EXERCISE REQUIREMENTS:
Please retype the records below exactly, from the first line through the line containing "W, H = 1131, 1018", and leave out any pictures.

=== SOURCE RECORDS ===

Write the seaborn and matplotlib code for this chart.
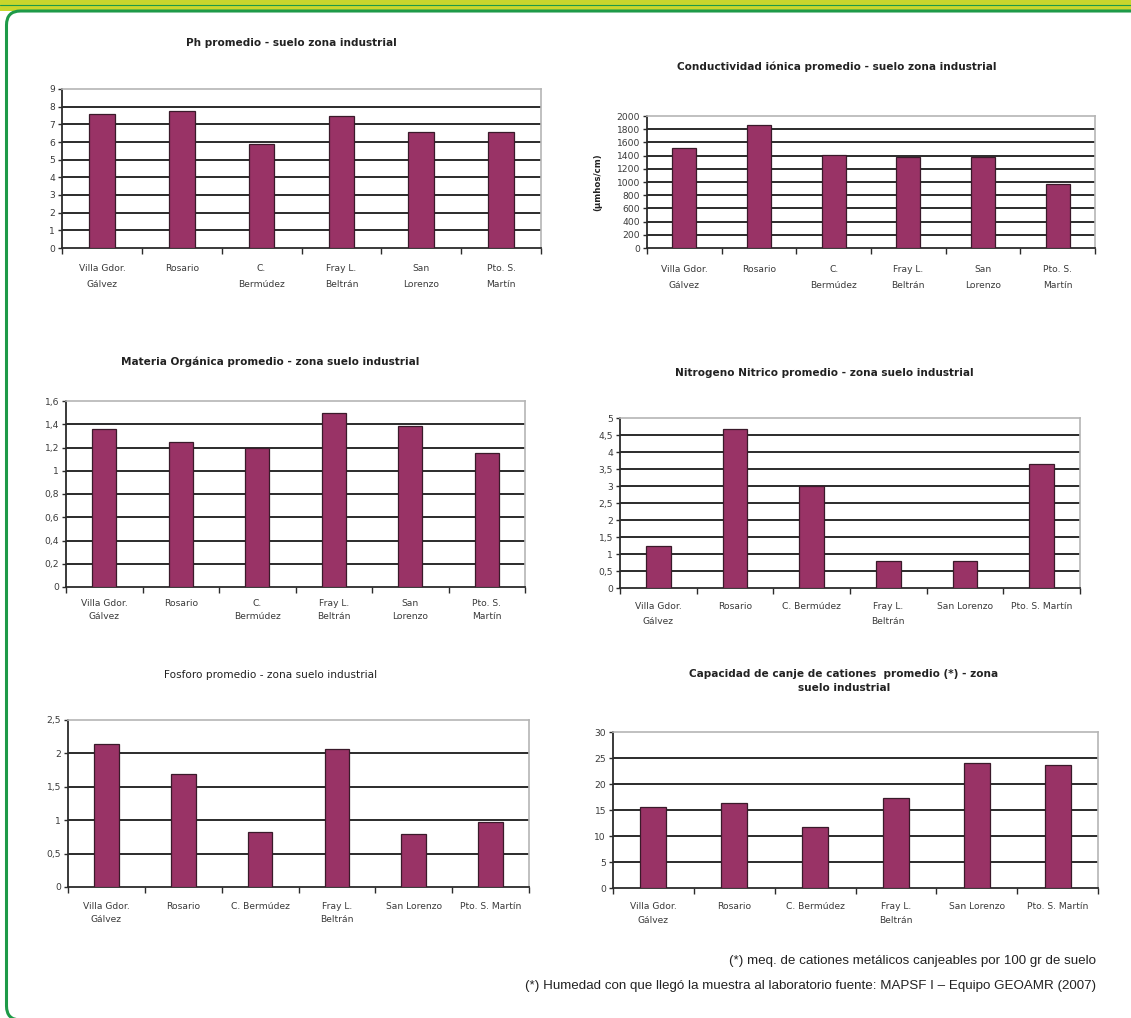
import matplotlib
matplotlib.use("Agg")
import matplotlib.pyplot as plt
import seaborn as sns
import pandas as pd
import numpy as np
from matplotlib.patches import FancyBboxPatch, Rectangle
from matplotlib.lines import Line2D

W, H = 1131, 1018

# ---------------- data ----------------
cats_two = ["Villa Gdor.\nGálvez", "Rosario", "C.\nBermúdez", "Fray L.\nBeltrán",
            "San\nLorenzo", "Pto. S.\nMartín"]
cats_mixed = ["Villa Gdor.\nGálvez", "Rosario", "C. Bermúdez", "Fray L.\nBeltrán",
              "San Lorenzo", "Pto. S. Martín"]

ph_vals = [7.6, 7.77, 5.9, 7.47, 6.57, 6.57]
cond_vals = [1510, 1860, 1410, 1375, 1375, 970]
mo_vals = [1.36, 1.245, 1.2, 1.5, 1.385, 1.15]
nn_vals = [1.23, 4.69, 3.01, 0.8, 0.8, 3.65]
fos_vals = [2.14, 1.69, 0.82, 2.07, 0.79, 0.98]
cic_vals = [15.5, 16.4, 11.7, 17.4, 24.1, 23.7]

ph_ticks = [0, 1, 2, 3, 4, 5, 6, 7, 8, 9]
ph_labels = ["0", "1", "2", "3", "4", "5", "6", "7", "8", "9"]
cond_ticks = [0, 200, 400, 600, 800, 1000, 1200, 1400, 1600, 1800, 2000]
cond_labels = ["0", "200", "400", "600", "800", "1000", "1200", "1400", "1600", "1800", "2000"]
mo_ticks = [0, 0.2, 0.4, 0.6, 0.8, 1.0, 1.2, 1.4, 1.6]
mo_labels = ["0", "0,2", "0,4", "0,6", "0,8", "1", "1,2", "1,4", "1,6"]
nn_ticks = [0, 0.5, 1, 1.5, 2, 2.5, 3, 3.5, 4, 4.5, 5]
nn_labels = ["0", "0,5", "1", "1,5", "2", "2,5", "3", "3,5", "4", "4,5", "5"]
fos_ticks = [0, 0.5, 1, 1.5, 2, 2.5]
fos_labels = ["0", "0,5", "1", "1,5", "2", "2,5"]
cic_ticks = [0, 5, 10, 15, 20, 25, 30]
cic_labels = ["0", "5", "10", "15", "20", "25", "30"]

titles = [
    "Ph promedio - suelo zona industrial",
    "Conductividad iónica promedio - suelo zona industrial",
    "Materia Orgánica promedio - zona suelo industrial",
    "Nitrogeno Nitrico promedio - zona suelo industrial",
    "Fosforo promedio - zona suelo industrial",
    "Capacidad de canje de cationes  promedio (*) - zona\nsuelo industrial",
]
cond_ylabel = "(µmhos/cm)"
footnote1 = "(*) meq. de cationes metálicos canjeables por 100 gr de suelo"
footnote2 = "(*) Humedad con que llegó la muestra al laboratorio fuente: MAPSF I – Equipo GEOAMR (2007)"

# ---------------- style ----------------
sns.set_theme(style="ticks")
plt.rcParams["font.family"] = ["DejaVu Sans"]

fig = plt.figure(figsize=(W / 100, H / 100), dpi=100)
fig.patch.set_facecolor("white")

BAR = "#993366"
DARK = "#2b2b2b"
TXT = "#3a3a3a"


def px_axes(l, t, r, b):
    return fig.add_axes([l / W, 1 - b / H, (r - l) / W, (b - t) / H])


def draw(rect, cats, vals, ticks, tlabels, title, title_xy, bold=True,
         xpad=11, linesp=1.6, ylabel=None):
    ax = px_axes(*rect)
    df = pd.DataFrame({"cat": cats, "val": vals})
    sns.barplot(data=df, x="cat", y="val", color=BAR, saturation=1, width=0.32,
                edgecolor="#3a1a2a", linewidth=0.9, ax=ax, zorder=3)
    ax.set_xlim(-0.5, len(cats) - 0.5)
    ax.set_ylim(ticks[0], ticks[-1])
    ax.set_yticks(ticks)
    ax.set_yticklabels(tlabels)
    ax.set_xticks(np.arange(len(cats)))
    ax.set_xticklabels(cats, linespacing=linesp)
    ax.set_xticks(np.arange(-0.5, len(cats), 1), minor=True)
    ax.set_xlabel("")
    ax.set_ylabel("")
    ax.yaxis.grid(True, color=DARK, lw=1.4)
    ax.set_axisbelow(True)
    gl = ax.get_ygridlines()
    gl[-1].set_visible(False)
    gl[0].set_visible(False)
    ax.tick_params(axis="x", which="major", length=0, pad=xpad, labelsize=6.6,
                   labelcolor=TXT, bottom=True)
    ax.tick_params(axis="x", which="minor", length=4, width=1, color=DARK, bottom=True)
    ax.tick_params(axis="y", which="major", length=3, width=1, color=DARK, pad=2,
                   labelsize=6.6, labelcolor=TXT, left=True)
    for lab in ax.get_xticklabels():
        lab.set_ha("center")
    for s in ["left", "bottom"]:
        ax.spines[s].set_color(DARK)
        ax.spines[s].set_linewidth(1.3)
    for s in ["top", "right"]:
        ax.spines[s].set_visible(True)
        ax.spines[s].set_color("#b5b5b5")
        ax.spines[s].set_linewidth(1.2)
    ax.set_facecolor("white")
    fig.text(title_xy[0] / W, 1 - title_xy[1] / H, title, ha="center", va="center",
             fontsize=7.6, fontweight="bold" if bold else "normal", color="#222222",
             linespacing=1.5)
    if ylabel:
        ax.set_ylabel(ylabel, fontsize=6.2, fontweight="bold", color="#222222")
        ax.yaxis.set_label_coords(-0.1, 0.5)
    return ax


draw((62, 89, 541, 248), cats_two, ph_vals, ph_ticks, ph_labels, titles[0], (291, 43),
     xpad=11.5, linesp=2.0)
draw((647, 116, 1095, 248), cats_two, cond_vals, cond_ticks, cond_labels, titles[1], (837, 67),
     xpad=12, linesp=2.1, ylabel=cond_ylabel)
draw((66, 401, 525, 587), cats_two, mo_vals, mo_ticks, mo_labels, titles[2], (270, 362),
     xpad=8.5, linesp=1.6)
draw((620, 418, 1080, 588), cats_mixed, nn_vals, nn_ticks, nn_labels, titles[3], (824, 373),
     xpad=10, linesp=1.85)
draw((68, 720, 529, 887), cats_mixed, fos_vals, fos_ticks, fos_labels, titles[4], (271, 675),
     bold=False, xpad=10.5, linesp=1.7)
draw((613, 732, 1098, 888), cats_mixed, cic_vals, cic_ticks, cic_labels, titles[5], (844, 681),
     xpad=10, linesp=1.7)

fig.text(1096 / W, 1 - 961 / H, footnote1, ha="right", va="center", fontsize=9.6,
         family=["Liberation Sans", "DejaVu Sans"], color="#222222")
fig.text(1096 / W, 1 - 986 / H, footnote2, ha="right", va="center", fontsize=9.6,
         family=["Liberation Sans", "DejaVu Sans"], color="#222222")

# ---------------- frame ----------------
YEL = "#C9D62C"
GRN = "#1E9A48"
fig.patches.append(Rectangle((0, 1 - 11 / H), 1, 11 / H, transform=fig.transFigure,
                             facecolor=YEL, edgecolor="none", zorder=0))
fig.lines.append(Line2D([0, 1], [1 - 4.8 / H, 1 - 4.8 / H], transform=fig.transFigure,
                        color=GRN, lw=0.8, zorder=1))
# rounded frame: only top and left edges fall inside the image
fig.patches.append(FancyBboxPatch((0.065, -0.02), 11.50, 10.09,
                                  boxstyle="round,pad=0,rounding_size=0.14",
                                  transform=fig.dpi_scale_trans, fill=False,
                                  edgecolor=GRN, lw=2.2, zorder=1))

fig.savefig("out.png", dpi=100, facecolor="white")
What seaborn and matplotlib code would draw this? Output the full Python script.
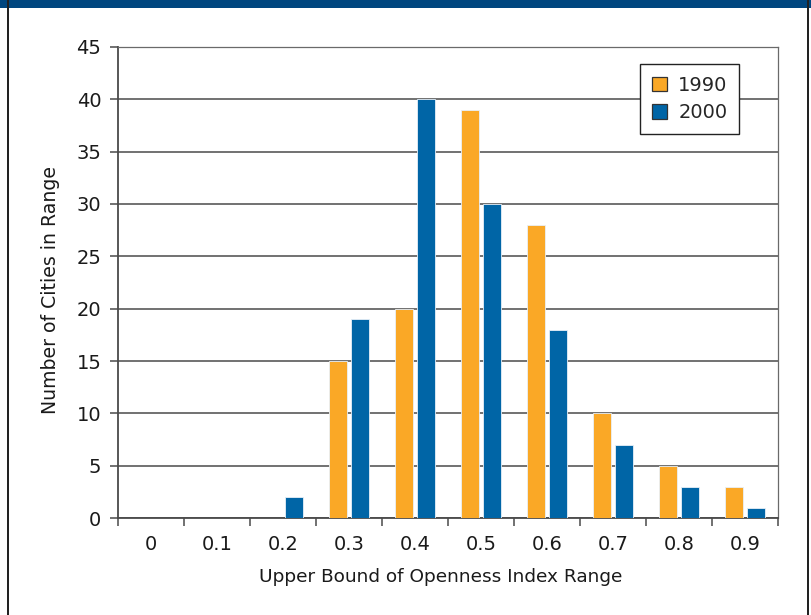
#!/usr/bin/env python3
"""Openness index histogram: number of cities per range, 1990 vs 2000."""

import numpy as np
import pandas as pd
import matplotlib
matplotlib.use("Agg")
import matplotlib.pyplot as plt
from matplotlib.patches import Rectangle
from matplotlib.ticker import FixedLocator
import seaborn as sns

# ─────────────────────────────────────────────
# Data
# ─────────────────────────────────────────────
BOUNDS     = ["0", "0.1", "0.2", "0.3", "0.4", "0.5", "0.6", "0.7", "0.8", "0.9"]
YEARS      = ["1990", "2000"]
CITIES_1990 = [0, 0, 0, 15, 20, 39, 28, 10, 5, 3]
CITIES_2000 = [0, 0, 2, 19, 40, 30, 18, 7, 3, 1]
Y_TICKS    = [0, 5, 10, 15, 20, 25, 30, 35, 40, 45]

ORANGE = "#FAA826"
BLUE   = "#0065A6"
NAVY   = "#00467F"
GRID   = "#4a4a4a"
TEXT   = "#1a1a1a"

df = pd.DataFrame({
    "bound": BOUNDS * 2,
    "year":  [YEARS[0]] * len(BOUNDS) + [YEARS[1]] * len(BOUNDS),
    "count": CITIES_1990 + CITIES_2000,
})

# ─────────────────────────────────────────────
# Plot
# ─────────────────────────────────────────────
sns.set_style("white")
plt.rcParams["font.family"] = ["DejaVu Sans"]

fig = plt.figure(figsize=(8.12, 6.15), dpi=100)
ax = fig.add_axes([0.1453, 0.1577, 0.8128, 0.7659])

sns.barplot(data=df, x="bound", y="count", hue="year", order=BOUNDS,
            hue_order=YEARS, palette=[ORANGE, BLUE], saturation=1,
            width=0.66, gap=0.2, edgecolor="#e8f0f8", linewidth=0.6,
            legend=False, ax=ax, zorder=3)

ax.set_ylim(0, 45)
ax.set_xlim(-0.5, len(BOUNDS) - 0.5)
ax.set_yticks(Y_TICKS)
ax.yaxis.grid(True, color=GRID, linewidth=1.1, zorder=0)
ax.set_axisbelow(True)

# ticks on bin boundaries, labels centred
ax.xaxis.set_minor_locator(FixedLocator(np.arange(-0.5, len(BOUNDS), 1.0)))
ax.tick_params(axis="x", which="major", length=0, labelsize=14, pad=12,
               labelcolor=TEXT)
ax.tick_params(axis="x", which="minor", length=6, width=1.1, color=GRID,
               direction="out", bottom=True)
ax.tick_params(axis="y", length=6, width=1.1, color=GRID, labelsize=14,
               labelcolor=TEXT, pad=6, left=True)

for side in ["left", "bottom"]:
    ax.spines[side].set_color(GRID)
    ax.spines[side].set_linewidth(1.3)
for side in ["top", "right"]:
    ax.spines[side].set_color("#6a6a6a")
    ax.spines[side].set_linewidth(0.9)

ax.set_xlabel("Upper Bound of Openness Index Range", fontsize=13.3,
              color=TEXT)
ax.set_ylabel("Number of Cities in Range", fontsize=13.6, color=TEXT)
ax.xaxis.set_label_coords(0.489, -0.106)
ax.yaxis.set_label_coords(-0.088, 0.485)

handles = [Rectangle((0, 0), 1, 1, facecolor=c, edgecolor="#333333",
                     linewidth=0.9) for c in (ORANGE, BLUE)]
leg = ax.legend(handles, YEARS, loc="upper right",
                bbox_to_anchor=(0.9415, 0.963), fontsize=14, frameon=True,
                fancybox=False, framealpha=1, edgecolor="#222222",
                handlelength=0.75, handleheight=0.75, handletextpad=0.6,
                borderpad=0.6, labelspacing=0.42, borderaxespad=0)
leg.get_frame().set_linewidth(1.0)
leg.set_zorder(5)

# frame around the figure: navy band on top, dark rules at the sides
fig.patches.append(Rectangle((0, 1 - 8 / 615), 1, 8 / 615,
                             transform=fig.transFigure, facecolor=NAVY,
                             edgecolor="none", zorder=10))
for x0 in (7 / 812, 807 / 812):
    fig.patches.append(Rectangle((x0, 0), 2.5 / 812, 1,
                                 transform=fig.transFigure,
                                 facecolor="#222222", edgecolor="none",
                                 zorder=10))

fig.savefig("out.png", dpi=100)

===

OUTPUT FOR THIS TASK:
Write the seaborn and matplotlib code for this chart.
import matplotlib
matplotlib.use("Agg")
import matplotlib.pyplot as plt
import seaborn as sns
import pandas as pd
import numpy as np
from matplotlib.patches import FancyBboxPatch, Rectangle
from matplotlib.lines import Line2D

W, H = 1131, 1018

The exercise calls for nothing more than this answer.